A crise é devastadora para muitos, mas não para todos. Os paraísos burocráticos seguem incólumes. Neles, os chefes têm empregos vitalícios e aposentadoria integral.

No Legislativo, Judiciário e no Ministério Público recebem R$ 30,4 mil, mais vantagens pecuniárias, têm duas férias anuais e mordomias.

Uma delas são os carros oficiais (R$ 100 mil cada), com estacionamento e combustível grátis. Dias atrás, discutiam-se cortes na frota da Alerj. Houve resistência à eliminação do “instrumento de trabalho”. O deputado André Ceciliano (PT) protestou: “Se depender da população, não vamos ter nem salário”.

Há também os “auxílios” (moradia, educação, alimentação etc.). No Tribunal de Justiça do Rio, os ajutórios superam R$ 800 milhões ao ano. Às vezes, o Judiciário decreta um “retroativo”. Em junho, Goiás pagou indenização a juízes por tudo que comeram desde de maio de 2004 sem auxílio-alimentação. A fórmula foi replicada pelo país.
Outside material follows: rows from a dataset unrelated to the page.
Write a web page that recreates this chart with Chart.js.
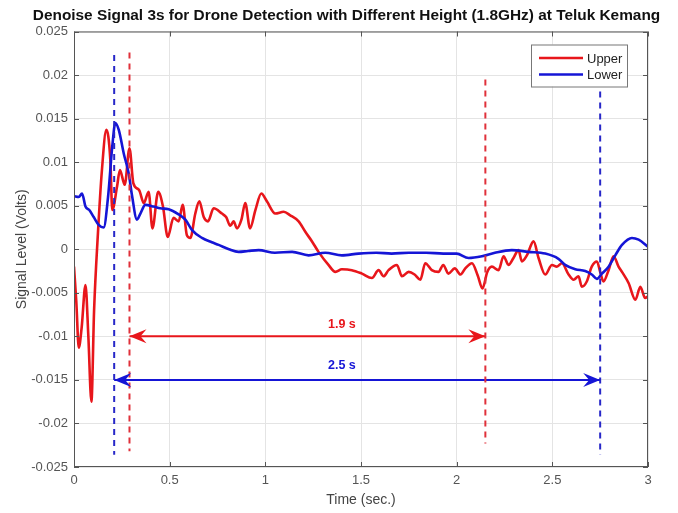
<!DOCTYPE html>
<html>
<head>
<meta charset="utf-8">
<script src="https://cdn.jsdelivr.net/npm/chart.js@4.4.1/dist/chart.umd.min.js"></script>
<style>
  html, body { margin: 0; padding: 0; background: #fff; }
  #wrap { width: 678px; height: 513px; }
</style>
</head>
<body>
<div id="wrap"><canvas id="signalChart" width="678" height="513"></canvas></div>
<script>
// Denoised received signal, upper vs lower drone height
const upperTime = [0, 0.012, 0.025, 0.04, 0.06, 0.075, 0.091, 0.105, 0.125, 0.146, 0.169, 0.19, 0.2, 0.225, 0.24, 0.265, 0.29, 0.31,
  0.34, 0.365, 0.39, 0.41, 0.44, 0.465, 0.49, 0.52, 0.547, 0.568, 0.59, 0.608, 0.634, 0.655, 0.678, 0.70, 0.73, 0.773,
  0.795, 0.817, 0.834, 0.852, 0.875, 0.895, 0.92, 0.948, 0.979, 1.008, 1.052, 1.096, 1.13, 1.174, 1.209, 1.244, 1.278,
  1.33, 1.366, 1.40, 1.452, 1.505, 1.557, 1.592, 1.618, 1.644, 1.688, 1.714, 1.749, 1.78, 1.81, 1.836, 1.87, 1.905,
  1.93, 1.957, 1.99, 2.02, 2.045, 2.08, 2.11, 2.135, 2.16, 2.184, 2.219, 2.245, 2.271, 2.297, 2.323, 2.341, 2.367,
  2.402, 2.428, 2.463, 2.498, 2.524, 2.55, 2.585, 2.611, 2.637, 2.654, 2.68, 2.706, 2.733, 2.75, 2.767, 2.794, 2.82,
  2.846, 2.864, 2.899, 2.934, 2.96, 2.985, 3.0];
const upperLevel = [-0.002, -0.006, -0.0113, -0.009, -0.0041, -0.010, -0.0175, -0.007, 0.0018, 0.0091, 0.0137, 0.0102, 0.0045, 0.0072, 0.0091, 0.0074, 0.0116, 0.0076,
  0.0068, 0.0053, 0.0066, 0.0024, 0.0066, 0.0049, 0.0014, 0.0036, 0.0032, 0.0051, 0.0016, 0.0013, 0.0041, 0.0055, 0.0037, 0.0032, 0.0047, 0.0041,
  0.0037, 0.0027, 0.0032, 0.0024, 0.0034, 0.0053, 0.0024, 0.0045, 0.0064, 0.0055, 0.0041, 0.0043, 0.0039, 0.0032, 0.0020, 0.0009, -0.0003,
  -0.0018, -0.0026, -0.0023, -0.0024, -0.0028, -0.0033, -0.0024, -0.0031, -0.0024, -0.0018, -0.0031, -0.0026, -0.0029, -0.0035, -0.0016, -0.0024, -0.0026,
  -0.0018, -0.0028, -0.0022, -0.0029, -0.0022, -0.0016, -0.0030, -0.0045, -0.0026, -0.0020, -0.0024, -0.0008, -0.0018, -0.0010, -0.0001, -0.0014, -0.0007,
  0.0009, -0.0010, -0.0029, -0.0018, -0.0020, -0.0016, -0.0029, -0.0035, -0.0031, -0.0043, -0.0037, -0.0020, -0.0014, -0.0026, -0.0037, -0.0024, -0.0008,
  -0.0020, -0.0026, -0.0039, -0.0058, -0.0043, -0.0056, -0.0054];

const lowerTime = [0, 0.025, 0.042, 0.06, 0.08, 0.103, 0.129, 0.155, 0.178, 0.2, 0.216, 0.234, 0.26, 0.286, 0.303, 0.329, 0.347, 0.373,
  0.416, 0.451, 0.495, 0.547, 0.582, 0.617, 0.669, 0.72, 0.756, 0.81, 0.86, 0.91, 0.965, 1.05, 1.14, 1.226, 1.313, 1.4,
  1.487, 1.58, 1.66, 1.75, 1.84, 1.93, 2.0, 2.062, 2.132, 2.2, 2.288, 2.375, 2.463, 2.532, 2.567, 2.62, 2.672, 2.706,
  2.733, 2.759, 2.794, 2.829, 2.864, 2.916, 2.951, 3.0];
const lowerLevel = [0.0061, 0.0060, 0.0064, 0.0049, 0.0045, 0.0037, 0.0028, 0.0025, 0.0060, 0.0118, 0.0145, 0.0137, 0.0110, 0.0087, 0.0062, 0.0034, 0.0041, 0.0051,
  0.0049, 0.0047, 0.0046, 0.0040, 0.0034, 0.0022, 0.0013, 0.0008, 0.0005, 0.0000, -0.0003, -0.0002, -0.0001, -0.0004, -0.0003, -0.0007, -0.0004, -0.0007,
  -0.0005, -0.0004, -0.0005, -0.0004, -0.0004, -0.0005, -0.0005, -0.0010, -0.0008, -0.0004, -0.0001, -0.0003, -0.0005, -0.0011, -0.0018, -0.0023, -0.0025, -0.0029,
  -0.0034, -0.0028, -0.0020, -0.0007, 0.0005, 0.0013, 0.0011, 0.0003];

// detection start/end markers (dashed) and the duration spans between them
const upperMarkTime = [0.29, 2.15];
const upperMarkTop = [0.0226, 0.0195];
const upperMarkBottom = [-0.0232, -0.0223];
const lowerMarkTime = [0.21, 2.75];
const lowerMarkTop = [0.0223, 0.0181];
const lowerMarkBottom = [-0.0236, -0.0236];

const upperSpanLevel = -0.01;
const lowerSpanLevel = -0.015;
const spanText = ['1.9 s', '2.5 s'];
const spanTextTime = [1.40, 1.40];
const spanTextLevel = [-0.0087, -0.0134];

const chartTitle = 'Denoise Signal 3s for Drone Detection with Different Height (1.8GHz) at Teluk Kemang';
const seriesNames = ['Upper', 'Lower'];
const RED = '#e8161b';
const BLUE = '#1515d6';
const FONT = '"Liberation Sans", Arial, Helvetica, sans-serif';

const toPoints = (xs, ys) => xs.map((x, i) => ({ x: x, y: ys[i] }));

function markerSets(times, tops, bottoms, color) {
  return times.map((t, i) => ({
    data: [{ x: t, y: tops[i] }, { x: t, y: bottoms[i] }],
    borderColor: color,
    borderWidth: 2,
    borderDash: [6, 5],
    pointRadius: 0,
    order: 0
  }));
}

function spanSet(times, level, color) {
  return {
    data: [{ x: times[0], y: level }, { x: times[1], y: level }],
    borderColor: color,
    borderWidth: 2,
    pointRadius: 0,
    order: 0,
    isSpan: true
  };
}

// MATLAB style box with inward ticks, arrowheads, span labels, title and legend
const decorations = {
  id: 'decorations',
  afterDraw(chart) {
    const ctx = chart.ctx;
    const a = chart.chartArea;
    const xs = chart.scales.x, ys = chart.scales.y;
    ctx.save();

    ctx.strokeStyle = '#555';
    ctx.lineWidth = 1;
    ctx.strokeRect(a.left + 0.5, a.top + 0.5, a.right - a.left - 1, a.bottom - a.top - 1);
    ctx.beginPath();
    xs.ticks.forEach(t => {
      const px = Math.round(xs.getPixelForValue(t.value)) + 0.5;
      ctx.moveTo(px, a.bottom); ctx.lineTo(px, a.bottom - 5);
      ctx.moveTo(px, a.top); ctx.lineTo(px, a.top + 5);
    });
    ys.ticks.forEach(t => {
      const py = Math.round(ys.getPixelForValue(t.value)) + 0.5;
      ctx.moveTo(a.left, py); ctx.lineTo(a.left + 5, py);
      ctx.moveTo(a.right, py); ctx.lineTo(a.right - 5, py);
    });
    ctx.stroke();

    // title sits a little right of the plot centre
    ctx.font = 'bold 15.4px ' + FONT;
    ctx.fillStyle = '#111';
    ctx.textAlign = 'center';
    ctx.textBaseline = 'middle';
    ctx.fillText(chartTitle, 346.5, 16);

    // arrowheads at both ends of each span
    chart.data.datasets.forEach((ds, i) => {
      if (!ds.isSpan) return;
      const pts = chart.getDatasetMeta(i).data;
      const y = pts[0].y;
      ctx.fillStyle = ds.borderColor;
      [[pts[0].x, 1], [pts[1].x, -1]].forEach(([x, dir]) => {
        ctx.beginPath();
        ctx.moveTo(x, y);
        ctx.lineTo(x + dir * 17, y - 7);
        ctx.lineTo(x + dir * 11, y);
        ctx.lineTo(x + dir * 17, y + 7);
        ctx.closePath();
        ctx.fill();
      });
    });

    ctx.font = 'bold 12.5px ' + FONT;
    spanText.forEach((txt, i) => {
      ctx.fillStyle = i === 0 ? RED : BLUE;
      ctx.fillText(txt, xs.getPixelForValue(spanTextTime[i]), ys.getPixelForValue(spanTextLevel[i]));
    });

    // legend
    const bx = a.right - 117, by = a.top + 13, bw = 96, bh = 42;
    ctx.fillStyle = '#fff';
    ctx.fillRect(bx, by, bw, bh);
    ctx.strokeStyle = '#777';
    ctx.lineWidth = 1;
    ctx.strokeRect(bx + 0.5, by + 0.5, bw, bh);
    ctx.font = '13px ' + FONT;
    ctx.textAlign = 'left';
    [RED, BLUE].forEach((c, i) => {
      const ly = by + 13.5 + i * 16.5;
      ctx.strokeStyle = c;
      ctx.lineWidth = 2.5;
      ctx.beginPath();
      ctx.moveTo(bx + 8, ly); ctx.lineTo(bx + 52, ly);
      ctx.stroke();
      ctx.fillStyle = '#222';
      ctx.fillText(seriesNames[i], bx + 56, ly + 1);
    });
    ctx.restore();
  }
};

const tickText = v => String(+(+v).toFixed(3));

new Chart(document.getElementById('signalChart'), {
  type: 'line',
  data: {
    datasets: [
      { label: seriesNames[1], data: toPoints(lowerTime, lowerLevel), borderColor: BLUE, borderWidth: 2.6,
        pointRadius: 0, cubicInterpolationMode: 'monotone', order: 1 },
      { label: seriesNames[0], data: toPoints(upperTime, upperLevel), borderColor: RED, borderWidth: 2.6,
        pointRadius: 0, cubicInterpolationMode: 'monotone', order: 2 },
      ...markerSets(upperMarkTime, upperMarkTop, upperMarkBottom, '#e0303a'),
      ...markerSets(lowerMarkTime, lowerMarkTop, lowerMarkBottom, '#2727c8'),
      spanSet(upperMarkTime, upperSpanLevel, RED),
      spanSet(lowerMarkTime, lowerSpanLevel, BLUE)
    ]
  },
  options: {
    responsive: false,
    animation: false,
    layout: { padding: { left: 0, top: 31.5, right: 30, bottom: 0 } },
    plugins: {
      legend: { display: false },
      tooltip: { enabled: false },
      title: { display: false }
    },
    scales: {
      x: {
        type: 'linear', min: 0, max: 3,
        afterFit: s => { s.height = 46; },
        ticks: { stepSize: 0.5, color: '#555', font: { family: FONT, size: 13 }, padding: 6, callback: tickText },
        grid: { color: '#e4e4e4', drawTicks: false },
        border: { display: false },
        title: { display: true, text: 'Time (sec.)', color: '#444', font: { family: FONT, size: 14 }, padding: { top: 2 } }
      },
      y: {
        min: -0.025, max: 0.025,
        afterFit: s => { s.width = 74; },
        ticks: { stepSize: 0.005, color: '#555', font: { family: FONT, size: 13 }, padding: 6, callback: tickText },
        grid: { color: '#e4e4e4', drawTicks: false },
        border: { display: false },
        title: { display: true, text: 'Signal Level (Volts)', color: '#444', font: { family: FONT, size: 14 }, padding: { top: 14, bottom: 0 } }
      }
    }
  },
  plugins: [decorations]
});
</script>
</body>
</html>
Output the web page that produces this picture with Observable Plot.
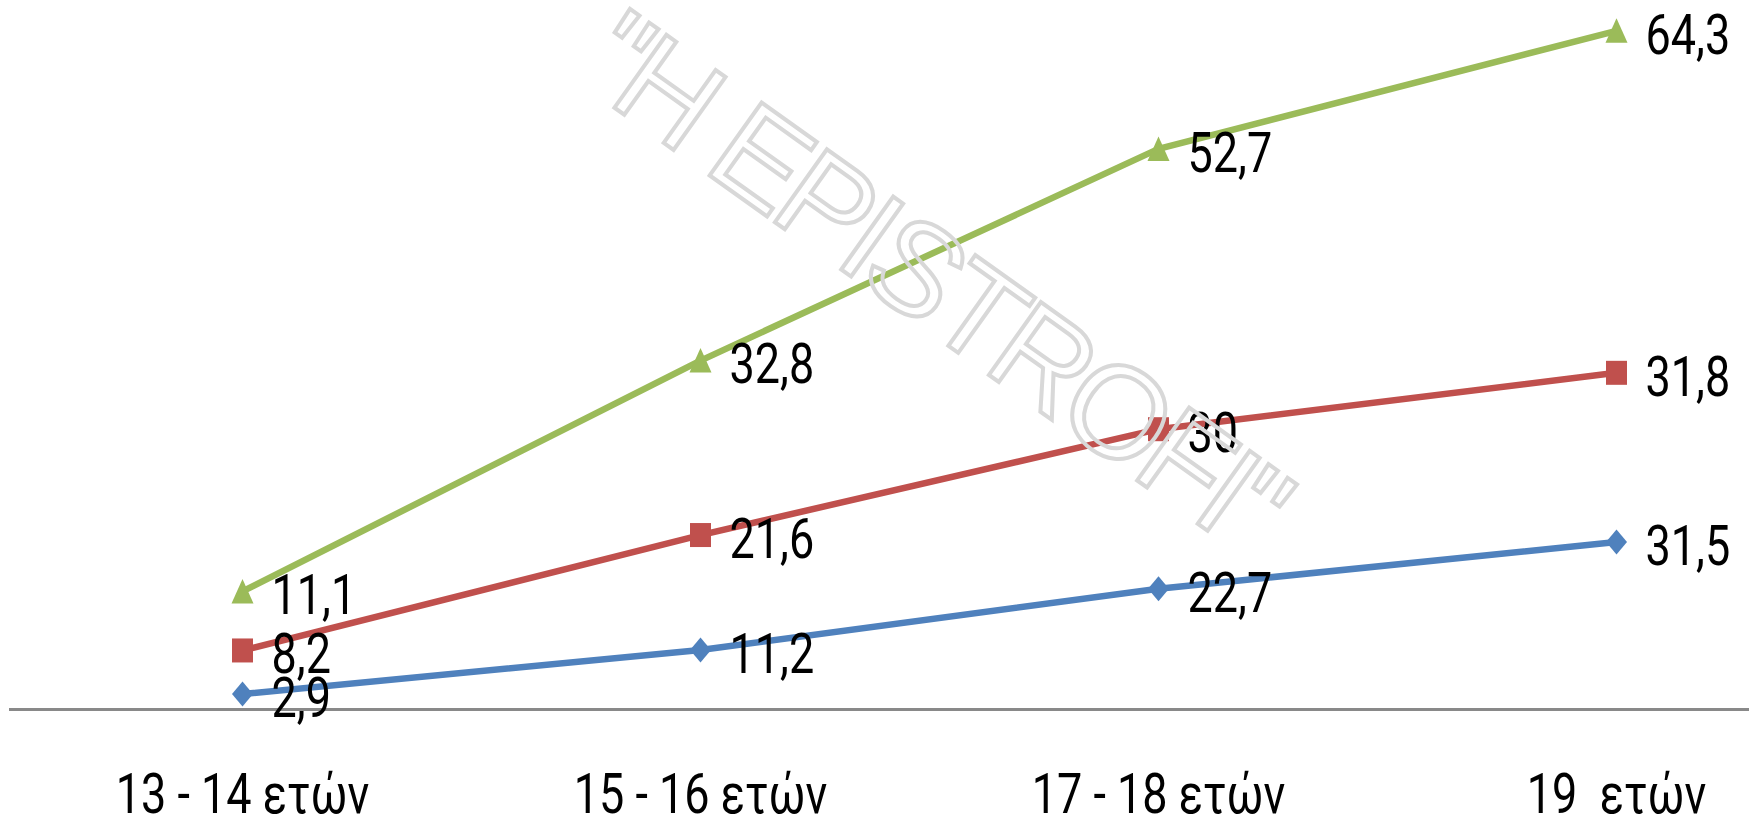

Nesses jardins do funcionalismo, chefes têm um séquito de assessores, com mordomias. Na folha do Tribunal de Contas do Rio há 121 motoristas e auxiliares com remunerações que chegam a R$ 32 mil mensais.

No tribunal municipal cada conselheiro possui 14 assessores, além da estrutura ao custo anual de R$ 220 milhões. Onze deles batalham agora por auxílio-moradia (R$ 4,3 mil), duas férias por ano e emprego vitalício. Nada além do que seus chefes já possuem.

A crise do Rio vai muito além da tragédia cotidiana visível nas ruas, nos hospitais e nas escolas do estado. Ela resume a devastação nacional cultivada em leis emuladas por corporações e lobbies setoriais. Não tem nada ilegal, é apenas contra o interesse público.